### [PROBLEM REQUIREMENTS]
Filter these entries so that only lines with the word "LaTeX" remain.

(Source data)
========
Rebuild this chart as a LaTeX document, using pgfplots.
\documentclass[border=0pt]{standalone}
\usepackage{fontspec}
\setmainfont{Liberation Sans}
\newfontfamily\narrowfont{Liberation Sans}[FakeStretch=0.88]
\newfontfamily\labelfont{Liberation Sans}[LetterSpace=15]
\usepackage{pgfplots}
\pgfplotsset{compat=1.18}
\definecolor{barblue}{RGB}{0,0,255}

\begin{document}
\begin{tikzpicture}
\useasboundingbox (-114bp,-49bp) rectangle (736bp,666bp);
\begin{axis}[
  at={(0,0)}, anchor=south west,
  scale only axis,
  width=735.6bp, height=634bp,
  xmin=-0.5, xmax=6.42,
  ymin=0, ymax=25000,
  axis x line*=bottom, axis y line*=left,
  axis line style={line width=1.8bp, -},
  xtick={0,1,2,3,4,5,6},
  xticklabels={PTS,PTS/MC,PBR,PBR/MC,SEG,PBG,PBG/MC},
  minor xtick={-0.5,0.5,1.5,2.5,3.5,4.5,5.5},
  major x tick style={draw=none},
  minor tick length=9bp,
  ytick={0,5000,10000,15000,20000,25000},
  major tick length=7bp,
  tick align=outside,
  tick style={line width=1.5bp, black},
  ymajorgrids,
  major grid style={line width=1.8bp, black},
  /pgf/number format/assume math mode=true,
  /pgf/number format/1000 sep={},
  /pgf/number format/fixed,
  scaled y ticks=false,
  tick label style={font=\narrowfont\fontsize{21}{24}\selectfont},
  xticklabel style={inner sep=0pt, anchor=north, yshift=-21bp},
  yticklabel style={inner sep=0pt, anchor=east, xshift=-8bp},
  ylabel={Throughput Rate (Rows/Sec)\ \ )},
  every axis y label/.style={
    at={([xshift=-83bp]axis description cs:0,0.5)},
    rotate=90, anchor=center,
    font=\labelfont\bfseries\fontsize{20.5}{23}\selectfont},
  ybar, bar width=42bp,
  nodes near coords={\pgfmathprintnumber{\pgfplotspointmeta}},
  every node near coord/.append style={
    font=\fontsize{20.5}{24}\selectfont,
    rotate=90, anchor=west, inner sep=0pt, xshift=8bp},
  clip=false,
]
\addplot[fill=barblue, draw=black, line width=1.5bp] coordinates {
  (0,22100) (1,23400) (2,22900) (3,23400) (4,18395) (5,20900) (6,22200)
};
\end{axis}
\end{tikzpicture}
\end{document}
========
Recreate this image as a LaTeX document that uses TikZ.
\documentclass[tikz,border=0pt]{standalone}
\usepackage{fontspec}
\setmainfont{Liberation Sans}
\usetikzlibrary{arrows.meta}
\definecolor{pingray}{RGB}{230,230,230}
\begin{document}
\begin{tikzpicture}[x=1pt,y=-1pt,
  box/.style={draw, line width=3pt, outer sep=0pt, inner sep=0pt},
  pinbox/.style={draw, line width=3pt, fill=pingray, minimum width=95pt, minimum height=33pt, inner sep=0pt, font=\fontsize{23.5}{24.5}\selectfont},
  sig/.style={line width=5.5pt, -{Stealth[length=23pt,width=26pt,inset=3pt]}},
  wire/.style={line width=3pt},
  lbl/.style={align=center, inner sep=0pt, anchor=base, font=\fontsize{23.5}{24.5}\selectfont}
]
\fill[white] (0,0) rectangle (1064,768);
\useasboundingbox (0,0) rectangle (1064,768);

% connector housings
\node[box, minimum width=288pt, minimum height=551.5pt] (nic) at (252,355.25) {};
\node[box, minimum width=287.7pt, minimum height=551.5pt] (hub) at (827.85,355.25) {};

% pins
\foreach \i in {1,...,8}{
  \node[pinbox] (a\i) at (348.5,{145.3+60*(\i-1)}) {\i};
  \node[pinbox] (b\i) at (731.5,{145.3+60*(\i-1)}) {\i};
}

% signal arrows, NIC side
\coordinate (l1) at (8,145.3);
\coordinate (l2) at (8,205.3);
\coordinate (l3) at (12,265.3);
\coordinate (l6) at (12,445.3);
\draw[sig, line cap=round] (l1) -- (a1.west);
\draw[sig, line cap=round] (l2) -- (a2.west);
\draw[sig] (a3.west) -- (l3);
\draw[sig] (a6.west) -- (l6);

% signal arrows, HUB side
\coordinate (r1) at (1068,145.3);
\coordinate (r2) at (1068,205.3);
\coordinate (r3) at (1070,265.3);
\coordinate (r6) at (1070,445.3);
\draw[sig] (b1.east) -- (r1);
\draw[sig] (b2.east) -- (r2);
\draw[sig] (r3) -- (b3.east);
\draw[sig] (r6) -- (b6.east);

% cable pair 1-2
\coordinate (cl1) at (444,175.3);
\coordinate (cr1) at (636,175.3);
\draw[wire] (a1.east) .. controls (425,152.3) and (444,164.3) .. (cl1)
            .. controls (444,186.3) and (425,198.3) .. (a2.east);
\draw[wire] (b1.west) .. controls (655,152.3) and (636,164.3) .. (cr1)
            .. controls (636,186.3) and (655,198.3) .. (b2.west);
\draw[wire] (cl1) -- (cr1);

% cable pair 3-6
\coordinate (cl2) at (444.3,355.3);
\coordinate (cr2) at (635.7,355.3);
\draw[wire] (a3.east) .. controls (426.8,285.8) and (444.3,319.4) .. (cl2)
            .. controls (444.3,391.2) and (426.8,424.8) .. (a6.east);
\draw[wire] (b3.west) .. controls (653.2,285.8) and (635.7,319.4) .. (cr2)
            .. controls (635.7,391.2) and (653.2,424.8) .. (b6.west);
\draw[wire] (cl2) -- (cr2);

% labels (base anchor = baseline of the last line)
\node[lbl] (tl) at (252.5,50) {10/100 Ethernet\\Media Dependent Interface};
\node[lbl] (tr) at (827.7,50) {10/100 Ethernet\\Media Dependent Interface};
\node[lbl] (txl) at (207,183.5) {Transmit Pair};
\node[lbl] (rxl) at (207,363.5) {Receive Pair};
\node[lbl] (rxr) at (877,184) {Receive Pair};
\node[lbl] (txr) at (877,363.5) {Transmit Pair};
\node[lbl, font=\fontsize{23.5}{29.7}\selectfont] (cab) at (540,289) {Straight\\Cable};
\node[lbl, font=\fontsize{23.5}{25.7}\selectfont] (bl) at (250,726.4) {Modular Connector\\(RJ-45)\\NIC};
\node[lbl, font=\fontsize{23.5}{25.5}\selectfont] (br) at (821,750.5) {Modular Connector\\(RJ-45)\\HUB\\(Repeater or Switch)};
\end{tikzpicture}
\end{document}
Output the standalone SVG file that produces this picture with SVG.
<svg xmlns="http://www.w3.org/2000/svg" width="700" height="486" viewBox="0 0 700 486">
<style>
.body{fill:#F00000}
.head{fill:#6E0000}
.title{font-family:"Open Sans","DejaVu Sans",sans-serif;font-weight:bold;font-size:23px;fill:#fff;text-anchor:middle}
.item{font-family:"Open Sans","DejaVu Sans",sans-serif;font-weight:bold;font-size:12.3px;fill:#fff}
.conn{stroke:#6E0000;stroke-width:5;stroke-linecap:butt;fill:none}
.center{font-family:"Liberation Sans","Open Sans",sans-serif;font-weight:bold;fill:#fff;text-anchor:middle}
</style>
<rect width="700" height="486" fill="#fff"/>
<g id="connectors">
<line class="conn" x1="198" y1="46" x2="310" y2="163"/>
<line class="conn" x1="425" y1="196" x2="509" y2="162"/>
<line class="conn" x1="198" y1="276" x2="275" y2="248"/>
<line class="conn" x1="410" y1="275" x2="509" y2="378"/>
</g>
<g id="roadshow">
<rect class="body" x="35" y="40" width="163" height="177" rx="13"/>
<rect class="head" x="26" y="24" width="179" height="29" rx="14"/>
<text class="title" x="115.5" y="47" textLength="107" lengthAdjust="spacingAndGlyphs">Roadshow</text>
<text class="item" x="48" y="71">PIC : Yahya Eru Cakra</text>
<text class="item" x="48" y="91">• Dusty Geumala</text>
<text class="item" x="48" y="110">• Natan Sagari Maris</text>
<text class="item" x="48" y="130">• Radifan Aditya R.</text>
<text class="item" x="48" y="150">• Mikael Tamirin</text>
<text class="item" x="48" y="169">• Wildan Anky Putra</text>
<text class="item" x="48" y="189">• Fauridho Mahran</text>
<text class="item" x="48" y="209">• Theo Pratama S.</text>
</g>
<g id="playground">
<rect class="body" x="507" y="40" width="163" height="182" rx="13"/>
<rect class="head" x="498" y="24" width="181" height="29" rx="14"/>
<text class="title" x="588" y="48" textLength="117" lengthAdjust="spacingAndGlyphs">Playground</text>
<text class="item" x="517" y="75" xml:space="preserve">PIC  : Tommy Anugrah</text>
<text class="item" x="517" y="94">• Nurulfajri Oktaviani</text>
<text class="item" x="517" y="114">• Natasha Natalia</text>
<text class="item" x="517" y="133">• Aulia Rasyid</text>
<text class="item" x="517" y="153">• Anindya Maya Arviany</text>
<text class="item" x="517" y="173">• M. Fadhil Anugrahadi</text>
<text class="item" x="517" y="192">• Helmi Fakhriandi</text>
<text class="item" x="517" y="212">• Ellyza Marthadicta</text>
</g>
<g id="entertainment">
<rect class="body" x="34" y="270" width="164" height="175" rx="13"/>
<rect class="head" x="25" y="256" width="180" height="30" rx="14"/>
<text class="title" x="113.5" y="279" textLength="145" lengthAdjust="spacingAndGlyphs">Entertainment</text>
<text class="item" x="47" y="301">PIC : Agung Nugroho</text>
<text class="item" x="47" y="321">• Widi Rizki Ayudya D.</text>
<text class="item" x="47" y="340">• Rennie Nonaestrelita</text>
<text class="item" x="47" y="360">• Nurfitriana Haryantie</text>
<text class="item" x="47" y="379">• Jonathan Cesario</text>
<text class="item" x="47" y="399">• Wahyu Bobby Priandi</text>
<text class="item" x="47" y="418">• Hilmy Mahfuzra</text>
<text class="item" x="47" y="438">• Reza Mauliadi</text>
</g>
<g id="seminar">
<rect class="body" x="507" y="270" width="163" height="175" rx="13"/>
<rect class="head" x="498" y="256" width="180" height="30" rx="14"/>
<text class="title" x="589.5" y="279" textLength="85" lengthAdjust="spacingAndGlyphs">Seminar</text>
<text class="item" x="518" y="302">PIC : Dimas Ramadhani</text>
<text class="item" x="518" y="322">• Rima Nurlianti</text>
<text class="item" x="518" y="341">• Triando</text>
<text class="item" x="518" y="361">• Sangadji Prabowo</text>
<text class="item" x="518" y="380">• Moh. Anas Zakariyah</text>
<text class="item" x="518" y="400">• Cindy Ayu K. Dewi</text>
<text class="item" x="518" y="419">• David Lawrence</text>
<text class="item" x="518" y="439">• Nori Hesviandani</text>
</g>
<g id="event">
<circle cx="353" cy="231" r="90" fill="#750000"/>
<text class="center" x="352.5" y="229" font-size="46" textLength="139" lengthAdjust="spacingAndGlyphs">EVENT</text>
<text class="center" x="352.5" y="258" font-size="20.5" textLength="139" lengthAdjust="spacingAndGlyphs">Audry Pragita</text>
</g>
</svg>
========
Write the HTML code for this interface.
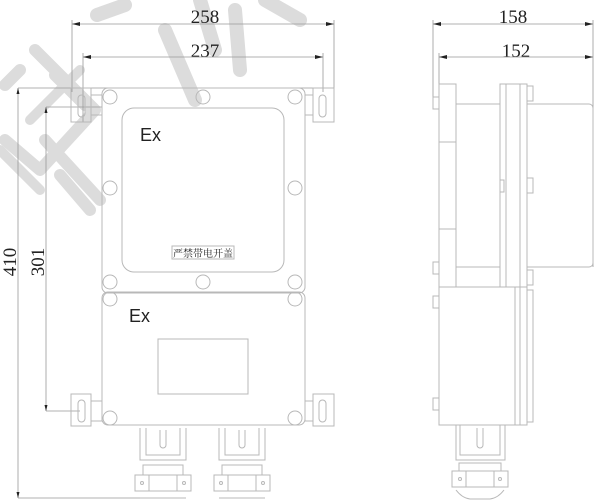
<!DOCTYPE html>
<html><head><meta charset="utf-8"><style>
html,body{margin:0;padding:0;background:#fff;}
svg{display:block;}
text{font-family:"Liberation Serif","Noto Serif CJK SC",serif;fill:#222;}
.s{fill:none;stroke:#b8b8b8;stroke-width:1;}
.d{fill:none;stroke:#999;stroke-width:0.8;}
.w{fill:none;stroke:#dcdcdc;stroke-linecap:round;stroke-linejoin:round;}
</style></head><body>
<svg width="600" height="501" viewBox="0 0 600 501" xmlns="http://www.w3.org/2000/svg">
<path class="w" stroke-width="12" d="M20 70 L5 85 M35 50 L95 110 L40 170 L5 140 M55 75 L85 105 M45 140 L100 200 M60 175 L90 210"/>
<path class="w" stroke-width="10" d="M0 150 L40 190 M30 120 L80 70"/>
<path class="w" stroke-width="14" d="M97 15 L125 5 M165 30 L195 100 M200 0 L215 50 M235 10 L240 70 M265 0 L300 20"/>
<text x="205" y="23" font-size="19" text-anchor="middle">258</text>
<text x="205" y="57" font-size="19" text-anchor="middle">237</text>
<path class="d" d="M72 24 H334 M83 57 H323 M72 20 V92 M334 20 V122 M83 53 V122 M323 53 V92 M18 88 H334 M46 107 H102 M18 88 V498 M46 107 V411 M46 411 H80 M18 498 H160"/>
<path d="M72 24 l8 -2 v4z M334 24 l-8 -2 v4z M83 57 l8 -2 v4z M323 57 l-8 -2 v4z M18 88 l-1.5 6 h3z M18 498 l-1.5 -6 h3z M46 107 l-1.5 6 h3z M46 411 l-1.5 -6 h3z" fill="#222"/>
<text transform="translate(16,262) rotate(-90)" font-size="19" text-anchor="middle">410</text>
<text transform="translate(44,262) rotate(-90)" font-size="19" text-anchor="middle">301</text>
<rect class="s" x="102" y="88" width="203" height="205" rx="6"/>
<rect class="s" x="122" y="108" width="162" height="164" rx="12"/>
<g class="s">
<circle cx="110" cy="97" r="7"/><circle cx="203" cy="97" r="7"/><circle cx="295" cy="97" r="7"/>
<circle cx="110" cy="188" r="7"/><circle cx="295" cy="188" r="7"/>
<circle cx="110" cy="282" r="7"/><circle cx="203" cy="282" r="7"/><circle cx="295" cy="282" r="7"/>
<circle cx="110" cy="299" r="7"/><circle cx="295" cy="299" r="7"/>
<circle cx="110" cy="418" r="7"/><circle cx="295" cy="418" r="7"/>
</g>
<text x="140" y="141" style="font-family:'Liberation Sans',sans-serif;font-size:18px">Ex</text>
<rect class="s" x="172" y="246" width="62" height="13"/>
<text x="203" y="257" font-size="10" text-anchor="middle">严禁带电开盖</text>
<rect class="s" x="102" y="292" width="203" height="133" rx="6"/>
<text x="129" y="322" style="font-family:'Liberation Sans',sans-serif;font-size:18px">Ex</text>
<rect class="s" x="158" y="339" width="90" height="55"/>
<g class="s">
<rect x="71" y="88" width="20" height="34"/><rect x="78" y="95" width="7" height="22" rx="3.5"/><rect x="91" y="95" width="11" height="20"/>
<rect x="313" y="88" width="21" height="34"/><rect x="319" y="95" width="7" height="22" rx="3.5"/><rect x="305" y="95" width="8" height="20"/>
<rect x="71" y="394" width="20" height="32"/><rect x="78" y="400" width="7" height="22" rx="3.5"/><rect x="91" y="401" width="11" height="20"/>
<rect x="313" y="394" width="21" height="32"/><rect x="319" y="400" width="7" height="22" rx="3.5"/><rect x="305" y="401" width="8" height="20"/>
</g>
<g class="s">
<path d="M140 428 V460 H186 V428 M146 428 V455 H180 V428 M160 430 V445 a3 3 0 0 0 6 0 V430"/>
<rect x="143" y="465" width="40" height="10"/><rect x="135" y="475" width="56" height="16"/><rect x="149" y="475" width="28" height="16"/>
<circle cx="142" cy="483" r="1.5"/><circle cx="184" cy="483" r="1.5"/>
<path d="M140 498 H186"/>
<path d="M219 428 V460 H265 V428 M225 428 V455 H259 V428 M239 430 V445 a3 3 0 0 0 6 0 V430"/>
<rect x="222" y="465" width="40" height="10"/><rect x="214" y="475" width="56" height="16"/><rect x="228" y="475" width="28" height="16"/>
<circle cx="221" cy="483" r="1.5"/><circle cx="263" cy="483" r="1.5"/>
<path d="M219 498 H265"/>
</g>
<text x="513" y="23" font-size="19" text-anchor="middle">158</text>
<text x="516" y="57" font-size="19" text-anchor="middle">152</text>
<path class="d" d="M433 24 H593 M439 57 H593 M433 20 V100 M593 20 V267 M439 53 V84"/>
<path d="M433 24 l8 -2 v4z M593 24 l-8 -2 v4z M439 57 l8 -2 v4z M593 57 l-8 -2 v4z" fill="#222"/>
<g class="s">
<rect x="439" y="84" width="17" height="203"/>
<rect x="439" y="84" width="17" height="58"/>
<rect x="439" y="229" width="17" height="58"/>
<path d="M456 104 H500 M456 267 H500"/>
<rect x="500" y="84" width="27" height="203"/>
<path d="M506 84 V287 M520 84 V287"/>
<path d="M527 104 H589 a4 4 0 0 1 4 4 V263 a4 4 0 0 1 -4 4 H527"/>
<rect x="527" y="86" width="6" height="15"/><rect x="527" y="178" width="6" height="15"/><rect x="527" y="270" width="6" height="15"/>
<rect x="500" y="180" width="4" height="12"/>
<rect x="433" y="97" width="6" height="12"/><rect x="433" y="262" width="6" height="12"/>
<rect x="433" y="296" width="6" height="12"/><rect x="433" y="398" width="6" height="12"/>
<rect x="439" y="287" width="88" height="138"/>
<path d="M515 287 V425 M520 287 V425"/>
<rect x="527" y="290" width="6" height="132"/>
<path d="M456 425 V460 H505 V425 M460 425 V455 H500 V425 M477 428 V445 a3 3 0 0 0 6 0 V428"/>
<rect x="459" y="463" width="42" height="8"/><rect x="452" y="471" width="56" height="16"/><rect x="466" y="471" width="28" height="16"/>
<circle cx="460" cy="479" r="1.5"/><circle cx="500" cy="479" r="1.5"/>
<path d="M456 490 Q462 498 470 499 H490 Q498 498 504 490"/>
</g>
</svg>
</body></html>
========
### [RESULT OF THE EXERCISE]
Rebuild this chart as a LaTeX document, using pgfplots.
Recreate this image as a LaTeX document that uses TikZ.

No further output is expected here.